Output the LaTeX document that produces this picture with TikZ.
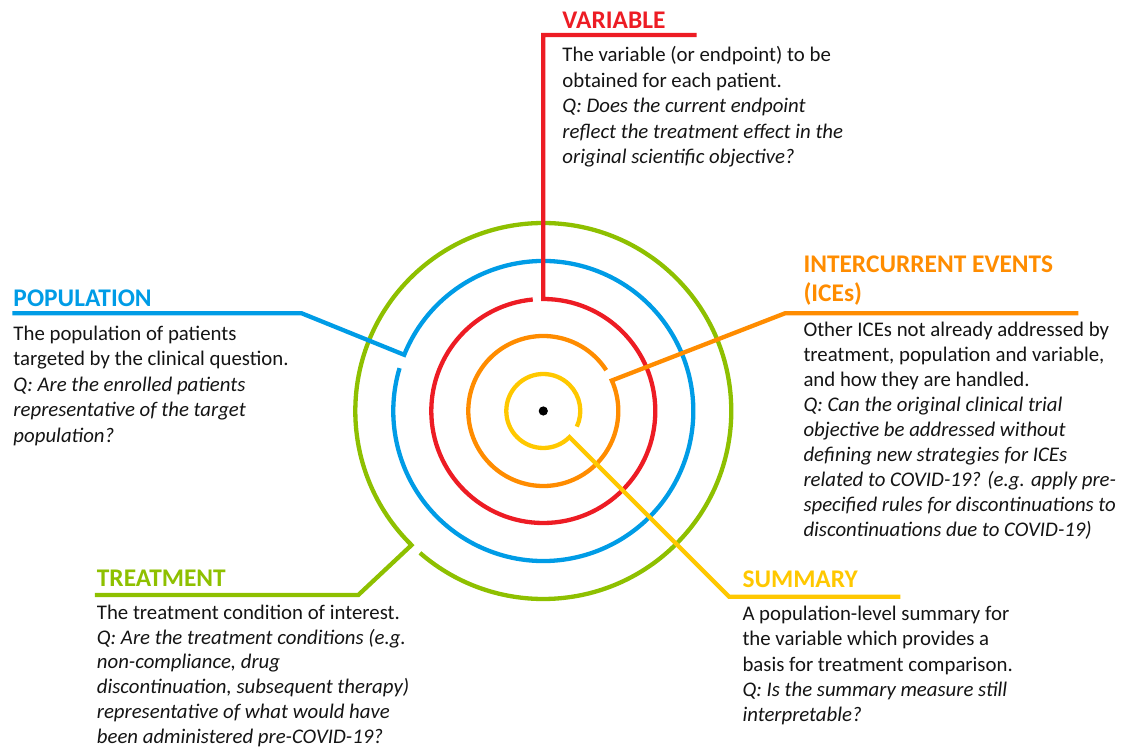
\documentclass[tikz,border=0pt]{standalone}
\usepackage{fontspec}
\setmainfont{Carlito}
\definecolor{cred}{RGB}{237,28,36}
\definecolor{cblue}{RGB}{0,156,230}
\definecolor{cgreen}{RGB}{142,192,0}
\definecolor{corange}{RGB}{255,140,0}
\definecolor{cyellow}{RGB}{255,200,0}
\definecolor{ctext}{RGB}{20,20,20}
\begin{document}
\begin{tikzpicture}[x=1pt,y=1pt,
  ring/.style={line width=4.3pt},
  head/.style={font=\bfseries\fontsize{25.4}{29.4}\selectfont, anchor=base west, inner sep=0pt, align=left},
  body/.style={font=\fontsize{20.8}{25.5}\selectfont, text=ctext, anchor=base west, inner sep=0pt, align=left}]
\useasboundingbox (-543.3,-338) rectangle (581.7,411);

% headings (anchor = baseline of last line)
\node[head, text=cred]    (varH) at (19,382.7) {VARIABLE};
\node[head, text=cblue]   (popH) at (-530,104.3) {POPULATION};
\node[head, text=corange] (iceH) at (260,109.3) {INTERCURRENT EVENTS\\(ICEs)};
\node[head, text=cgreen]  (trtH) at (-446.6,-175.7) {TREATMENT};
\node[head, text=cyellow] (sumH) at (199,-176.3) {SUMMARY};

% bodies (anchor = baseline of last line)
\node[body] (varB) at (19,247) {The variable (or endpoint) to be\\
obtained for each patient.\\
\textit{Q: Does the current endpoint}\\
\textit{reflect the treatment effect in the}\\
\textit{original scientific objective?}};
\node[body] (popB) at (-530,-31.4) {The population of patients\\
targeted by the clinical question.\\
\textit{Q: Are the enrolled patients}\\
\textit{representative of the target}\\
\textit{population?}};
\node[body, font=\fontsize{20.8}{25}\selectfont] (iceB) at (260,-125.7) {Other ICEs not already addressed by\\
treatment, population and variable,\\
and how they are handled.\\
\textit{Q: Can the original clinical trial}\\
\textit{objective be addressed without}\\
\textit{defining new strategies for ICEs}\\
\textit{related to COVID-19? (e.g. apply pre-}\\
\textit{specified rules for discontinuations to}\\
\textit{discontinuations due to COVID-19)}};
\node[body, font=\fontsize{20.8}{24.8}\selectfont] (trtB) at (-446.6,-332.3) {The treatment condition of interest.\\
\textit{Q: Are the treatment conditions (e.g.}\\
\textit{non-compliance, drug}\\
\textit{discontinuation, subsequent therapy)}\\
\textit{representative of what would have}\\
\textit{been administered pre-COVID-19?}};
\node[body] (sumB) at (199,-311) {A population-level summary for\\
the variable which provides a\\
basis for treatment comparison.\\
\textit{Q: Is the summary measure still}\\
\textit{interpretable?}};

% connector coordinates
\coordinate (varEnd) at (153.4,376);
\coordinate (varCorner) at (0,376);
\coordinate (popEnd) at (-531,97.7);
\coordinate (popCorner) at (-241.6,97.7);
\coordinate (iceEnd) at (535,97.7);
\coordinate (iceCorner) at (241.7,97.7);
\coordinate (trtEnd) at (-448.3,-184);
\coordinate (trtCorner) at (-185,-184);
\coordinate (sumEnd) at (357,-185.7);
\coordinate (sumCorner) at (185.7,-185.7);

% rings with connectors
\draw[ring, cgreen] (trtEnd) -- (trtCorner) -- (225.5:188) arc[start angle=225.5, end angle=-131, radius=188];
\draw[ring, cblue] (popEnd) -- (popCorner) -- (158:150) arc[start angle=158, end angle=-196.6, radius=150];
\draw[ring, cred] (varEnd) -- (varCorner) -- (90:112) arc[start angle=90, end angle=-264.6, radius=112];
\draw[ring, corange] (iceEnd) -- (iceCorner) -- (24:75) arc[start angle=24, end angle=-327, radius=75];
\draw[ring, cyellow] (sumEnd) -- (sumCorner) -- (-45:37) arc[start angle=-45, end angle=-385, radius=37];

\fill[black] (0,0) circle (4.6);
\end{tikzpicture}
\end{document}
————————
• _Objective_
Exactly as they appear, print the lines of the listing above from its first line through the line that contains "(-543.3,-338) rectangle (581.7,411);", minus the pictures.

• _Result_
Output the LaTeX document that produces this picture with TikZ.
\documentclass[tikz,border=0pt]{standalone}
\usepackage{fontspec}
\setmainfont{Carlito}
\definecolor{cred}{RGB}{237,28,36}
\definecolor{cblue}{RGB}{0,156,230}
\definecolor{cgreen}{RGB}{142,192,0}
\definecolor{corange}{RGB}{255,140,0}
\definecolor{cyellow}{RGB}{255,200,0}
\definecolor{ctext}{RGB}{20,20,20}
\begin{document}
\begin{tikzpicture}[x=1pt,y=1pt,
  ring/.style={line width=4.3pt},
  head/.style={font=\bfseries\fontsize{25.4}{29.4}\selectfont, anchor=base west, inner sep=0pt, align=left},
  body/.style={font=\fontsize{20.8}{25.5}\selectfont, text=ctext, anchor=base west, inner sep=0pt, align=left}]
\useasboundingbox (-543.3,-338) rectangle (581.7,411);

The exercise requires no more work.